* Written request
No pictures belong in the copy; return exactly the lines from the one with "Give me the Chart.js source for this chart." through the one with "500, 750, 1000];", both ends included, and nothing else.

* Records to process
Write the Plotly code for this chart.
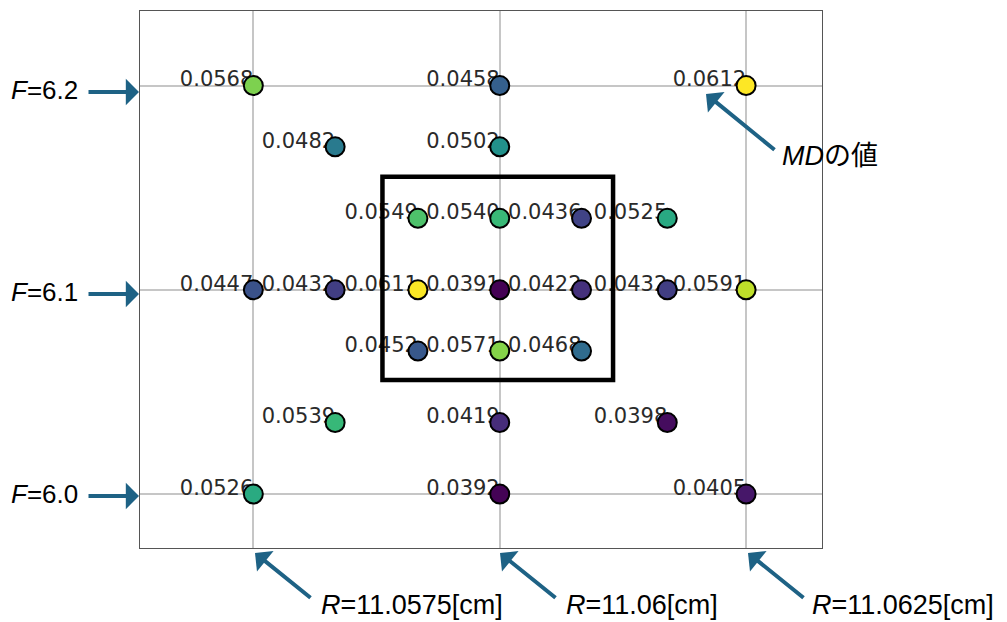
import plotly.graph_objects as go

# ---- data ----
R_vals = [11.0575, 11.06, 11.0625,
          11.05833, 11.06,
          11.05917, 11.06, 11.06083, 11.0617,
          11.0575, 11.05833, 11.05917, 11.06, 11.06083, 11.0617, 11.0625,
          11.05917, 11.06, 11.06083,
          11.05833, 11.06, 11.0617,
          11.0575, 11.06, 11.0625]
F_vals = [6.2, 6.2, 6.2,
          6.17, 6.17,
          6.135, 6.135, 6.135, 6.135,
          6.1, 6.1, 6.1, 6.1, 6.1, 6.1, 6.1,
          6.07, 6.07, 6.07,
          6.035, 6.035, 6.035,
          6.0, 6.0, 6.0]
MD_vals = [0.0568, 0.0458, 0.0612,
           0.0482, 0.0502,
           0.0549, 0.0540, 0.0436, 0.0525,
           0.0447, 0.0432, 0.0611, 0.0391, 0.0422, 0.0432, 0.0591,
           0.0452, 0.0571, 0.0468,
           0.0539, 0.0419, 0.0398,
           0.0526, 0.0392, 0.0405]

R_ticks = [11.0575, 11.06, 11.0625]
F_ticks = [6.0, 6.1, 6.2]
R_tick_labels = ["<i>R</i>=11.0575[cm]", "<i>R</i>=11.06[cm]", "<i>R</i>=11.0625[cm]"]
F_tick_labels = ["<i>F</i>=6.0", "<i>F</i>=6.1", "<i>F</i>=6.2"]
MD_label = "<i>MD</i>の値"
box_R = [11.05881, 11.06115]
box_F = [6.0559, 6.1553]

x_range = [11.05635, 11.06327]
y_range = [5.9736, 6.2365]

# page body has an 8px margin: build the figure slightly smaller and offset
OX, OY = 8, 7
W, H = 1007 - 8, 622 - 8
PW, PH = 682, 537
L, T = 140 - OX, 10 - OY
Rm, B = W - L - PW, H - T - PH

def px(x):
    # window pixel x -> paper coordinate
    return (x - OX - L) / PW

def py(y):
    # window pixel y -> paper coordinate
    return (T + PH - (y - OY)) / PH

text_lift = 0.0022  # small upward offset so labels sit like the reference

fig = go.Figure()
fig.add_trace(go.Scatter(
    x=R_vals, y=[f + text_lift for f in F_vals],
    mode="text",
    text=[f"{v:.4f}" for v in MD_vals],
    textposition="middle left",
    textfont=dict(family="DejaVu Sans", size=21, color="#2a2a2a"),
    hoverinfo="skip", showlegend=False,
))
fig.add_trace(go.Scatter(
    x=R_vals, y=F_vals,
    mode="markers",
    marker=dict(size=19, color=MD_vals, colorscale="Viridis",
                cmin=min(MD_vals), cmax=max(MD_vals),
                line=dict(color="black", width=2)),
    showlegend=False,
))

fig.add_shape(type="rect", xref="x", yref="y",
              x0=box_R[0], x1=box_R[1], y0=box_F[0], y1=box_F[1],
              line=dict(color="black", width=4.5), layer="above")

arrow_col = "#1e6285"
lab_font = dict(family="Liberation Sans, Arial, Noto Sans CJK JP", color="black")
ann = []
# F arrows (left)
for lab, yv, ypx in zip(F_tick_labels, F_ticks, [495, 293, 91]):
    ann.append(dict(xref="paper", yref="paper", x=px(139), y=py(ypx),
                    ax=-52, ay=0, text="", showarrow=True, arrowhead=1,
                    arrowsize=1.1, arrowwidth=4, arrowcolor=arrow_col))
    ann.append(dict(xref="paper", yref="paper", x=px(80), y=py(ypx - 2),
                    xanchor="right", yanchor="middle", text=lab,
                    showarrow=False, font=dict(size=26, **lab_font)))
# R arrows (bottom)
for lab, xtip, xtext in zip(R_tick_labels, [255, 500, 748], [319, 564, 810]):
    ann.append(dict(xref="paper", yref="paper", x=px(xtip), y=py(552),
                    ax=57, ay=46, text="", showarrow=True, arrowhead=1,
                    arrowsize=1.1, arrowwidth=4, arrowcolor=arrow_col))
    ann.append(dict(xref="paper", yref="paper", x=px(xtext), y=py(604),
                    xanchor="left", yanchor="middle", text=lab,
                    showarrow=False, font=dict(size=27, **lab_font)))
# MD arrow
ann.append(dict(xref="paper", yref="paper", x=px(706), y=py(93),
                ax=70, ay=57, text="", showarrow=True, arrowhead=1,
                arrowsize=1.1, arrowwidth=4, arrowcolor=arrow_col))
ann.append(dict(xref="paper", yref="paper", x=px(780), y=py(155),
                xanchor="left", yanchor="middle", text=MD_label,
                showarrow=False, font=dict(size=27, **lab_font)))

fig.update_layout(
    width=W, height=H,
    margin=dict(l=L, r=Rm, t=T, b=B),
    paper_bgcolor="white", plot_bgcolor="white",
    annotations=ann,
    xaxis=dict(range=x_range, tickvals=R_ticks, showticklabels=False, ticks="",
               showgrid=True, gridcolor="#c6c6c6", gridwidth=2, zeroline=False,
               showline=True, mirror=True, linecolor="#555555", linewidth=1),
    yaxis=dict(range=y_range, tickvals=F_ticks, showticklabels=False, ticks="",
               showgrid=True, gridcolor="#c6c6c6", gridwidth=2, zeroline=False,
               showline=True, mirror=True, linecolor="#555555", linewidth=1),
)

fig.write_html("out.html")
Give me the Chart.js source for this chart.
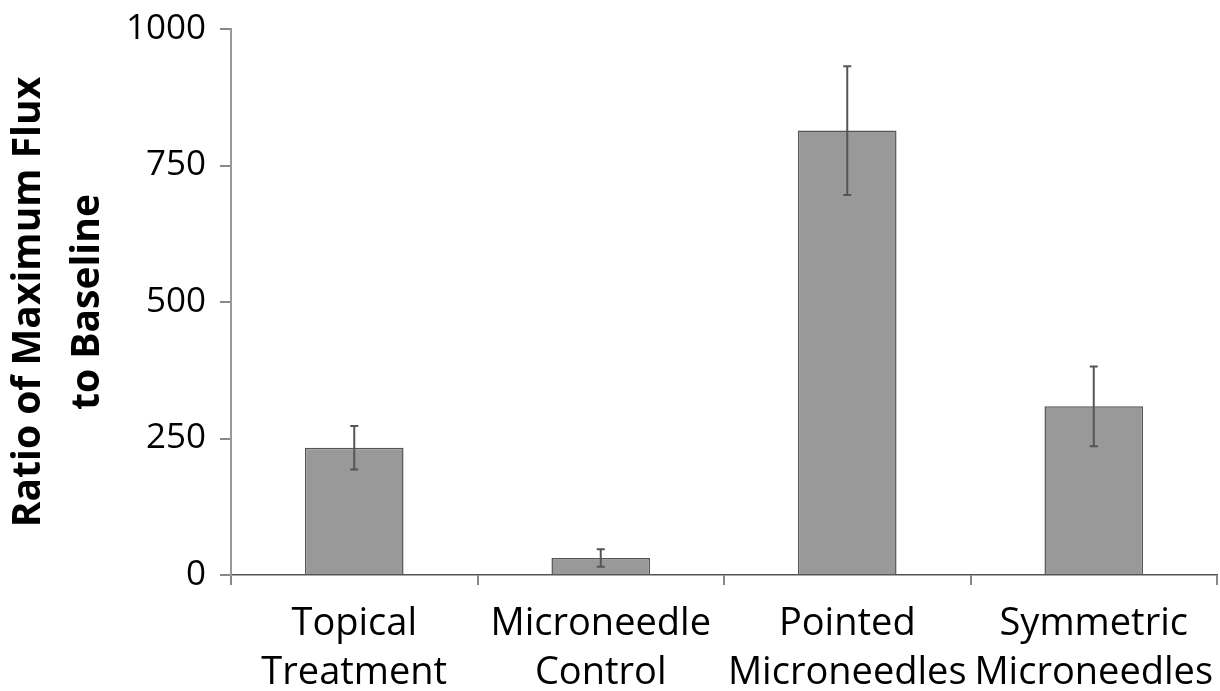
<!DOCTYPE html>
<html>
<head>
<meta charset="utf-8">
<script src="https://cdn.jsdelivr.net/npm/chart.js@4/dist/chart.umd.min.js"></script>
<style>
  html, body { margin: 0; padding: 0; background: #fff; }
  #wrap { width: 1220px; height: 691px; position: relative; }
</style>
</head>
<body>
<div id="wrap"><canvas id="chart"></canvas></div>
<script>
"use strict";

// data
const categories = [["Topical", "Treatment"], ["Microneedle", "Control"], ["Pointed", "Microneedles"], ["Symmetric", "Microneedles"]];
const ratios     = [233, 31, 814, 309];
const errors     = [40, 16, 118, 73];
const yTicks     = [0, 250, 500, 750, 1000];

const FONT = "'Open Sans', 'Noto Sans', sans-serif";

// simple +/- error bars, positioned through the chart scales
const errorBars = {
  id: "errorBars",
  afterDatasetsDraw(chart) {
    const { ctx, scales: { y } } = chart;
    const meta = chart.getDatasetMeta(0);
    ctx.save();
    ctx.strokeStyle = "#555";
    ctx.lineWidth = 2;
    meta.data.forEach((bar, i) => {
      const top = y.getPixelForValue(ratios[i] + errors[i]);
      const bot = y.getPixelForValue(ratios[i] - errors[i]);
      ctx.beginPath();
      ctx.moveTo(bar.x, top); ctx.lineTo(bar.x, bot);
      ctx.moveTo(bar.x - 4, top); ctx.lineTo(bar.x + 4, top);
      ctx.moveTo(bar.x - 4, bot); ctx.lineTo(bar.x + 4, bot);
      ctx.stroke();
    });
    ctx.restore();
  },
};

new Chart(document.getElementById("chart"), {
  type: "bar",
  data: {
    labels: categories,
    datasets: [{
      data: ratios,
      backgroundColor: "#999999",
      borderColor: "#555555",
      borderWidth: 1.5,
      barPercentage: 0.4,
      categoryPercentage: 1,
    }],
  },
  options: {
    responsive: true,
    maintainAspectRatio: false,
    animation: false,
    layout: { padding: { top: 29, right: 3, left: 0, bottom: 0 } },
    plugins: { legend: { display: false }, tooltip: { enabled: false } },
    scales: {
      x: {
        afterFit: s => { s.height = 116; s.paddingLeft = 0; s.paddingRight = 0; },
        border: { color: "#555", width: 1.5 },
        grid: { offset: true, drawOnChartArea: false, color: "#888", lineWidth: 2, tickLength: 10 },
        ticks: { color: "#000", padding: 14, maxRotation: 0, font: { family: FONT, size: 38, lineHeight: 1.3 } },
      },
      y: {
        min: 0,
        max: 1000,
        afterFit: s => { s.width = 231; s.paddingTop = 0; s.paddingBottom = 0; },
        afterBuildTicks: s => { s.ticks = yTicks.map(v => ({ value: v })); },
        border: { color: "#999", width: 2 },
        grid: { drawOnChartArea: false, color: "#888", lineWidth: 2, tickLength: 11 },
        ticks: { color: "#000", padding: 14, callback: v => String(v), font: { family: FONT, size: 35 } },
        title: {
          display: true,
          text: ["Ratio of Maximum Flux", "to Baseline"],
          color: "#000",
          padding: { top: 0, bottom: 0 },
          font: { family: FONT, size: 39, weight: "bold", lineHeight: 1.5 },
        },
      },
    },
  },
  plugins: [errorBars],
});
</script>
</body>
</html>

* Output of the task
Give me the Chart.js source for this chart.
<!DOCTYPE html>
<html>
<head>
<meta charset="utf-8">
<script src="https://cdn.jsdelivr.net/npm/chart.js@4/dist/chart.umd.min.js"></script>
<style>
  html, body { margin: 0; padding: 0; background: #fff; }
  #wrap { width: 1220px; height: 691px; position: relative; }
</style>
</head>
<body>
<div id="wrap"><canvas id="chart"></canvas></div>
<script>
"use strict";

// data
const categories = [["Topical", "Treatment"], ["Microneedle", "Control"], ["Pointed", "Microneedles"], ["Symmetric", "Microneedles"]];
const ratios     = [233, 31, 814, 309];
const errors     = [40, 16, 118, 73];
const yTicks     = [0, 250, 500, 750, 1000];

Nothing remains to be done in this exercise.